### Task objective
Omit all pictures and transcribe only the lines in the entries below that run from the line with "Convert this diagram to TikZ code." through the line with "opacity=0.45] (0,0) rectangle (1475,861);".

### Supplied material
>> Begin

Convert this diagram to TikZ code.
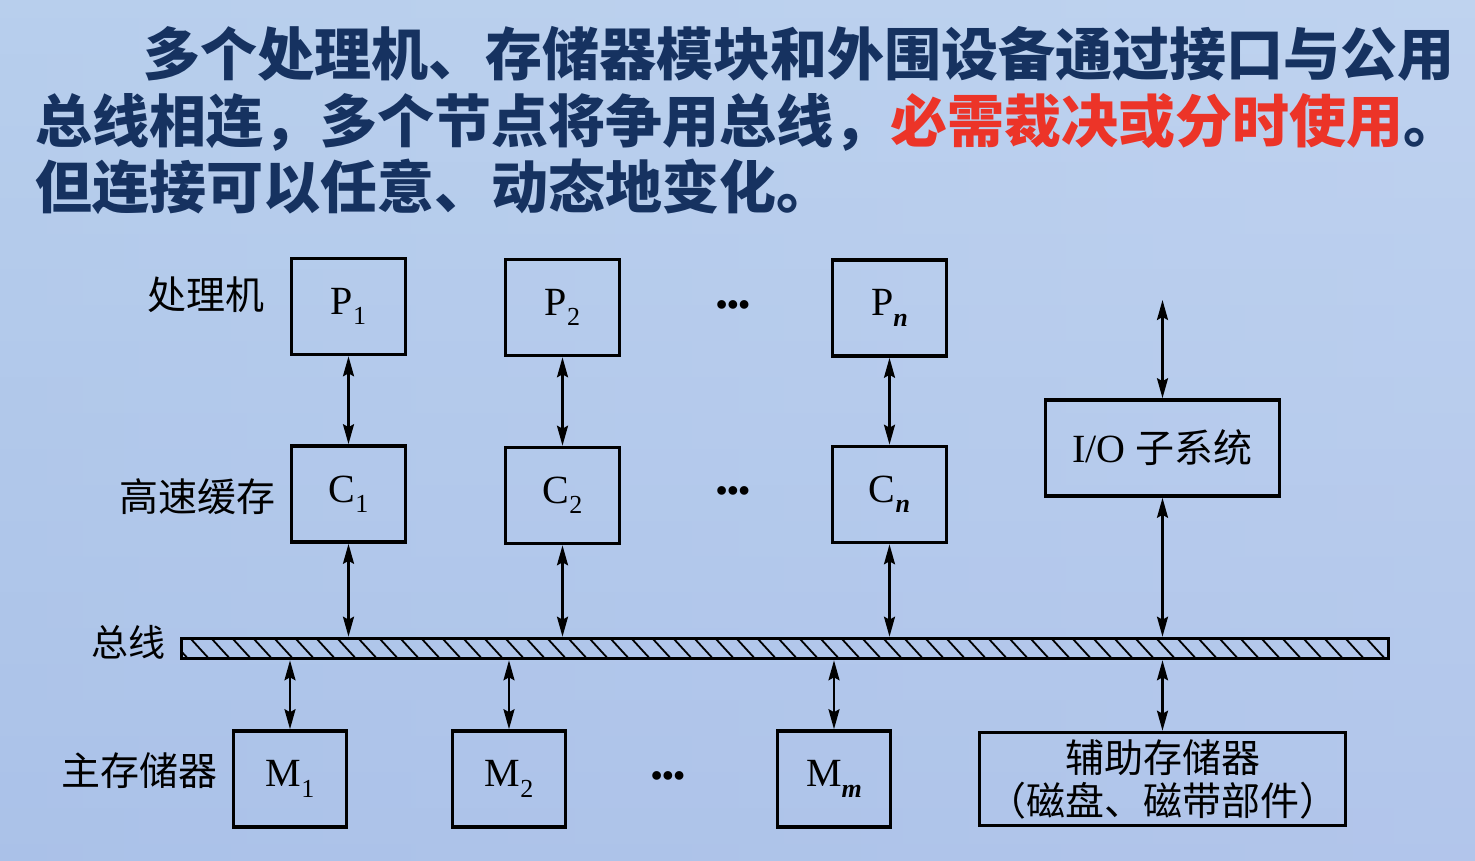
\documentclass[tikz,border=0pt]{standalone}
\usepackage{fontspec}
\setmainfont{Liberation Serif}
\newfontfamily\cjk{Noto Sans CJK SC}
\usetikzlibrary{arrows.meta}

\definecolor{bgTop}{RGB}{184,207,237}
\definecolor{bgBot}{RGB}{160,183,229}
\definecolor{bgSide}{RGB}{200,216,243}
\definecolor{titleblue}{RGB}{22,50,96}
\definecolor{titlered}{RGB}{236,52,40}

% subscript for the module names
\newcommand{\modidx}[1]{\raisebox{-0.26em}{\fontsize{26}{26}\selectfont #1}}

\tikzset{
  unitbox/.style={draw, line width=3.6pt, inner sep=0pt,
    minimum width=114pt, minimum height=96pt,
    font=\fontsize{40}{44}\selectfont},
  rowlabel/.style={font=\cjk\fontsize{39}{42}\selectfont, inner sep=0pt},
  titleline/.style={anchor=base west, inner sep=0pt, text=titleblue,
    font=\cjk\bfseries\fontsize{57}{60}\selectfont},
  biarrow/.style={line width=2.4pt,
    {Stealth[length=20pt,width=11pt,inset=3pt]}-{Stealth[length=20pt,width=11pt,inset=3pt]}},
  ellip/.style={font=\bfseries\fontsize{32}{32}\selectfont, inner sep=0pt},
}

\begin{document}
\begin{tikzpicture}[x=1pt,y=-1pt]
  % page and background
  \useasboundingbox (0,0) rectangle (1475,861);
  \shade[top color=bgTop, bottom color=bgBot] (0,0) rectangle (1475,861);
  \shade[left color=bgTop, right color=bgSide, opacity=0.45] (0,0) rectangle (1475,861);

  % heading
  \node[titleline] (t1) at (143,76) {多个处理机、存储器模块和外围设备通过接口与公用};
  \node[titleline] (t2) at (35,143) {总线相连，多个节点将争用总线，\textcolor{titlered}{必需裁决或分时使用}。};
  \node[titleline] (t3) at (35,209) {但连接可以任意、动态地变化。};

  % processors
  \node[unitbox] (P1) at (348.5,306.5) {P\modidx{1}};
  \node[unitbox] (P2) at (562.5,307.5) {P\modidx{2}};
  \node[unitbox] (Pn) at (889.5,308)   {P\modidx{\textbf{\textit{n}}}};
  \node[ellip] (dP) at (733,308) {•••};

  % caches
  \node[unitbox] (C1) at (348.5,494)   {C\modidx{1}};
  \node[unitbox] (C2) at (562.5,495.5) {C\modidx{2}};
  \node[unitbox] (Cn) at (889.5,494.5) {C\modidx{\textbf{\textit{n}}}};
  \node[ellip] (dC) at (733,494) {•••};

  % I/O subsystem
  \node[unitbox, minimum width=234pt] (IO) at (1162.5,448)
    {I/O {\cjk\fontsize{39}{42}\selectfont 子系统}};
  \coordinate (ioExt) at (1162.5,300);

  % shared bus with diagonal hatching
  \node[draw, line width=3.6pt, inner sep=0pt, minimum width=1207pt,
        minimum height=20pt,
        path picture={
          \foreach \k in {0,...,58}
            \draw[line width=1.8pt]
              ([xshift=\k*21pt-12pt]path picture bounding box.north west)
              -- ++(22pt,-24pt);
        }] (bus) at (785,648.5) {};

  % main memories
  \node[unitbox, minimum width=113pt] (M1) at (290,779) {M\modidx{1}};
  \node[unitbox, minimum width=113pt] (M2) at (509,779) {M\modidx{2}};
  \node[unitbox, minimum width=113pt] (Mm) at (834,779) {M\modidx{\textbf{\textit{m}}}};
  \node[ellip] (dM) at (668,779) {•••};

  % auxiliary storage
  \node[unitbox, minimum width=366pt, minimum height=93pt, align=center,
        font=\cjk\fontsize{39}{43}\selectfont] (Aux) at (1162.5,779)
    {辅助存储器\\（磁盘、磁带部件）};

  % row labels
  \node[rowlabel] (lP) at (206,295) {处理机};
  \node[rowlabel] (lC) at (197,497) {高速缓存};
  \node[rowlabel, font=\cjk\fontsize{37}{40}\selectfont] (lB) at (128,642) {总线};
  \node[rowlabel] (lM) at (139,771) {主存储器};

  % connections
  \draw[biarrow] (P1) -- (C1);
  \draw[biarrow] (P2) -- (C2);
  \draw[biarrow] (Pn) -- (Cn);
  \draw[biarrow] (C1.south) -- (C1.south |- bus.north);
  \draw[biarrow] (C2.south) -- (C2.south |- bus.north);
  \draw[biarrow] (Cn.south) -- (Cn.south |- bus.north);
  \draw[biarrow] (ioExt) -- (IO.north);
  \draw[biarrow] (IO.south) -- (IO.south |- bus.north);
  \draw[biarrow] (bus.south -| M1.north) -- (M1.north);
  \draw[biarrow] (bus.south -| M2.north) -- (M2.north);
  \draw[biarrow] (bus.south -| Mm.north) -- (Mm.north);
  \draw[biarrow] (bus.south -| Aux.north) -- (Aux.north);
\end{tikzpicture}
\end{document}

>> End
>> Begin

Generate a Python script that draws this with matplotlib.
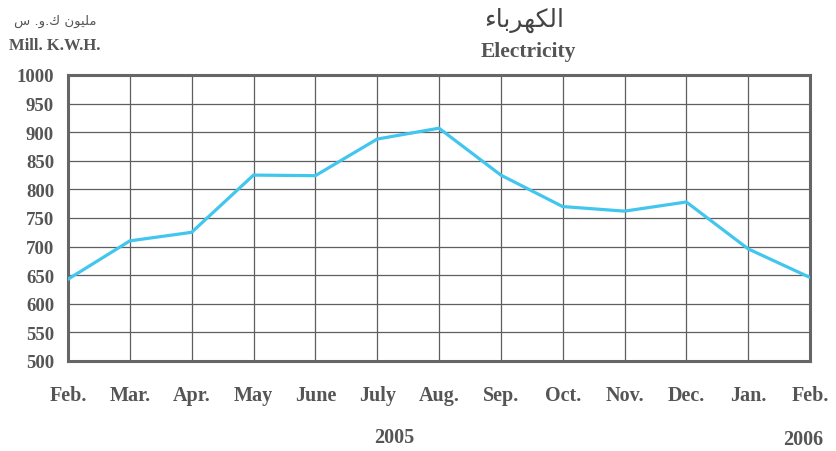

>> End
>> Begin

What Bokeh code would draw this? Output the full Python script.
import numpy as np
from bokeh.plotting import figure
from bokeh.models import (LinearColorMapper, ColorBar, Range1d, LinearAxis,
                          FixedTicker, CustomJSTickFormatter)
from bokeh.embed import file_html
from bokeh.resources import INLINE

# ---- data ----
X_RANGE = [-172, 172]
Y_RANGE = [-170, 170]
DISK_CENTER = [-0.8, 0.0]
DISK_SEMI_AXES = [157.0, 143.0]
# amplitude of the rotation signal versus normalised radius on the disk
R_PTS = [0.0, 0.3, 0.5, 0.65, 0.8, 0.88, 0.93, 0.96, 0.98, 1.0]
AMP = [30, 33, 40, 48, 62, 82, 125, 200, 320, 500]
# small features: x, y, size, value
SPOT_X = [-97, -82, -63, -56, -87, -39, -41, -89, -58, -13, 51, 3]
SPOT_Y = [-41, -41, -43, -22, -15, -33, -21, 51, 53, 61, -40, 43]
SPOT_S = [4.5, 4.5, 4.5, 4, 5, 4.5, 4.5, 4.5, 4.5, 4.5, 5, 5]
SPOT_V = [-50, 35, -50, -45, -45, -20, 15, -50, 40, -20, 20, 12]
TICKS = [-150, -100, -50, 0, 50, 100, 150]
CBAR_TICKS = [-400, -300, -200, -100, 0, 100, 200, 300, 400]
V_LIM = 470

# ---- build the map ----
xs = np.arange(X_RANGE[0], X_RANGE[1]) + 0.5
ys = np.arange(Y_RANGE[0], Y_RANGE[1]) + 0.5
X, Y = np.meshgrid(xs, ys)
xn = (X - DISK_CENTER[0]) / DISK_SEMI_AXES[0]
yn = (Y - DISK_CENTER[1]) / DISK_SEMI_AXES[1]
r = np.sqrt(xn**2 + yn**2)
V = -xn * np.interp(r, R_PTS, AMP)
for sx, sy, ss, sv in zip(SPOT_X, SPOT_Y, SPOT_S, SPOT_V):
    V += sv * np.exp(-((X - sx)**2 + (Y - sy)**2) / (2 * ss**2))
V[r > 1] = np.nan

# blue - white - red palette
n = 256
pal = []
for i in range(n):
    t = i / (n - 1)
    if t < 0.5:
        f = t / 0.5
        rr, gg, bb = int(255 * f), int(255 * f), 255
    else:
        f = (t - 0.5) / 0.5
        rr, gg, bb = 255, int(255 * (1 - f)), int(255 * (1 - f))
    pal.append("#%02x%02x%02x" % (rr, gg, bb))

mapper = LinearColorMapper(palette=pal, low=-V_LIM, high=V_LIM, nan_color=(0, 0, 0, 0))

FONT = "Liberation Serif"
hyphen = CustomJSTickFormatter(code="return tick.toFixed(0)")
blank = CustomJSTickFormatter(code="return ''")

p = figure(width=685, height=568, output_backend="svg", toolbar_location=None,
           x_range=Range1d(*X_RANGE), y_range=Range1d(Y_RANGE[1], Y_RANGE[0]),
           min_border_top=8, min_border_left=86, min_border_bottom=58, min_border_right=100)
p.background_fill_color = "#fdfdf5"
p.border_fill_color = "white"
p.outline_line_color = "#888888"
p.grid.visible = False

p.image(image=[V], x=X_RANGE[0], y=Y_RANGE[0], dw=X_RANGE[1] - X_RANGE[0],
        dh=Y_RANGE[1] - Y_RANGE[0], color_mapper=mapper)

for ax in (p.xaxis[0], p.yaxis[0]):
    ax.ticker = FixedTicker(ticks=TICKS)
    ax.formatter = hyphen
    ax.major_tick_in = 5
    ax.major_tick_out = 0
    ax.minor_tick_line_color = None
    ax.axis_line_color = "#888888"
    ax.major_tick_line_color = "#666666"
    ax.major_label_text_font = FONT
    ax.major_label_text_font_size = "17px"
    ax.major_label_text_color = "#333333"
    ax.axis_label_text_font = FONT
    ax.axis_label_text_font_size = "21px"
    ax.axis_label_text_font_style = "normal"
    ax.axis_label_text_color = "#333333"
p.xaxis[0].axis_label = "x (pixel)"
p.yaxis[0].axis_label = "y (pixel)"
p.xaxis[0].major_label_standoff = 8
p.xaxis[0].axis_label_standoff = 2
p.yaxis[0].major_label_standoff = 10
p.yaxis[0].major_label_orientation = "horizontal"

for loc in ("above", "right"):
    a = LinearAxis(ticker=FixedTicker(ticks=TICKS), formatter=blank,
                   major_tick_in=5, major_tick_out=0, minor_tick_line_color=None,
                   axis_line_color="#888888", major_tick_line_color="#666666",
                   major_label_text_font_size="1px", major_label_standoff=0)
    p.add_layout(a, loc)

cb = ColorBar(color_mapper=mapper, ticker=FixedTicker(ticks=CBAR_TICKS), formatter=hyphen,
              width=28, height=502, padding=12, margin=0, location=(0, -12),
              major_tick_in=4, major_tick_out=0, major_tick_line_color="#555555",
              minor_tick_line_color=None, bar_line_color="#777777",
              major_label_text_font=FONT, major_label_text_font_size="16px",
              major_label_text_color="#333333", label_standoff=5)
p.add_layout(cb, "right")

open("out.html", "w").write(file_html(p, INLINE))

>> End

### Task result
Convert this diagram to TikZ code.
\documentclass[tikz,border=0pt]{standalone}
\usepackage{fontspec}
\setmainfont{Liberation Serif}
\newfontfamily\cjk{Noto Sans CJK SC}
\usetikzlibrary{arrows.meta}

\definecolor{bgTop}{RGB}{184,207,237}
\definecolor{bgBot}{RGB}{160,183,229}
\definecolor{bgSide}{RGB}{200,216,243}
\definecolor{titleblue}{RGB}{22,50,96}
\definecolor{titlered}{RGB}{236,52,40}

% subscript for the module names
\newcommand{\modidx}[1]{\raisebox{-0.26em}{\fontsize{26}{26}\selectfont #1}}

\tikzset{
  unitbox/.style={draw, line width=3.6pt, inner sep=0pt,
    minimum width=114pt, minimum height=96pt,
    font=\fontsize{40}{44}\selectfont},
  rowlabel/.style={font=\cjk\fontsize{39}{42}\selectfont, inner sep=0pt},
  titleline/.style={anchor=base west, inner sep=0pt, text=titleblue,
    font=\cjk\bfseries\fontsize{57}{60}\selectfont},
  biarrow/.style={line width=2.4pt,
    {Stealth[length=20pt,width=11pt,inset=3pt]}-{Stealth[length=20pt,width=11pt,inset=3pt]}},
  ellip/.style={font=\bfseries\fontsize{32}{32}\selectfont, inner sep=0pt},
}

\begin{document}
\begin{tikzpicture}[x=1pt,y=-1pt]
  % page and background
  \useasboundingbox (0,0) rectangle (1475,861);
  \shade[top color=bgTop, bottom color=bgBot] (0,0) rectangle (1475,861);
  \shade[left color=bgTop, right color=bgSide, opacity=0.45] (0,0) rectangle (1475,861);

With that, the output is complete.